Les petits réacteurs modulaires dans le monde : perspectives géopolitiques, technologiques, industrielles et énergétiques
Les retards et surcoûts des projets occidentaux dans le nucléaire civil sont en train de conforter un duopole russo-chinois sur les exportations de réacteurs de troisième et quatrième génération. Dans ce contexte, des petits réacteurs modulaires (Small and Modular Reactors - SMR) connaissent un regain d’intérêt et sont développés par de nombreux acteurs, allant principalement des entreprises d’État russes et chinoises à une multitude de start-up nord-américaines.
Ces réacteurs de petite taille aux ingénieries intégrées et standardisées pourraient être produits de façon modulaire en usine et leur installation nécessiterait beaucoup moins de travaux d’ingénierie civile, offrant ainsi des perspectives importantes en matière de réductions de coûts et de durée de construction.
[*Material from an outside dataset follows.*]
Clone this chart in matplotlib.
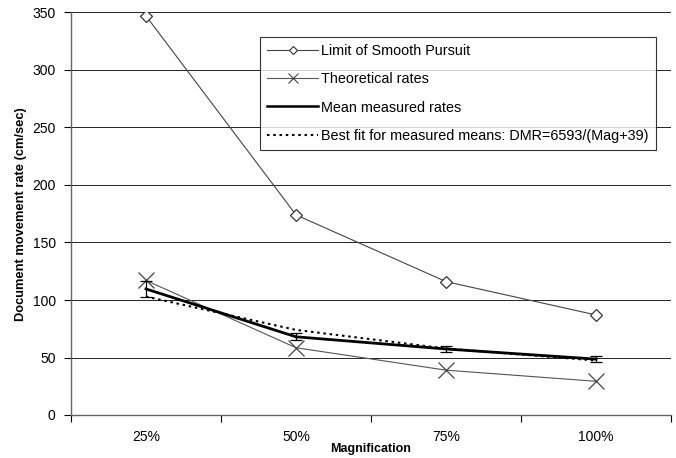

Les usines de production devront néanmoins être rentabilisées par un carnet de commandes fourni pour que les entreprises du secteur profitent pleinement des avantages du concept. Cela va demander de ne pas multiplier outre-mesure les différentes versions d’un même modèle et éventuellement un effort de standardisation et de normalisation internationales en matière de pièces utilisées.
La possibilité de construire par paliers une centrale de production permettrait un retour sur investissement plus rapide et une diminution des coûts de financement. De plus, la facilité d’installation, sur terre mais aussi sur barge, permet aux SMR d’être localisés sur des sites avec peu d’infrastructures, tels que les îles, les communautés isolées, les mines ou même des pays en voie de développement où le réseau électrique est encore peu étendu. Il s’agit là de marchés où le nucléaire est pour le moment inexistant.
À ce stade, il n’y a aucun prototype industriel en fonctionnement dans le monde pour la production d’électricité de réseau. La compétitivité des SMR vis-à-vis des réacteurs de forte puissance pour de tels usages sera déterminée de la même façon que pour la production d’électricité, à savoir : est-ce que le volume de ventes sera suffisant pour que l’économie d’échelle par le nombre fasse plus que compenser le rapport défavorable lié à la taille ?
Les SMR ne sont pas donc pas encore, à ce stade, des concurrents des réacteurs de grande taille. Ils comportent un certain nombre de caractéristiques qui, si elles sont démontrées, pourraient permettre d’envisager des coûts futurs compétitifs grâce à la standardisation, la facilité d’installation et un recours plus important à des composants de grande série. Mais aussi, des caractéristiques de sûreté intrinsèques potentiellement plus favorables.
Le gouvernement américain s’est lancé dans une véritable course pour les petits réacteurs modulaires afin de concurrencer le quasi duopole russe et chinois et s’appuie sur de nombreuses start up. Les années 2025-2030, avec l’arrivée attendue sur les réseaux de premières unités, apparaissent comme un moment charnière pour l’évaluation concrète de la compétitivité des réacteurs à eau légère sous cette forme.
Alors que cette nouvelle génération de technologie nucléaire apparaît comme une des rares options crédibles pour réaliser la décarbonation de nombreux secteurs économiques, les acteurs français sont plutôt en retard dans le domaine des SMR : le seul concept proposé, à eau pressurisée, ne devrait pas voir le jour avant 2030, au risque d’arriver une fois la concurrence déjà bien établie. Si la France souhaite avoir sa place sur ce nouveau segment nucléaire, qui pourrait bien représenter l’avenir de cette industrie, elle devra accélérer pour assurer une forte continuité industrielle et identifier des partenaires crédibles avec lesquels partager les coûts de développement. Et s’assurer d’un haut niveau de standardisation.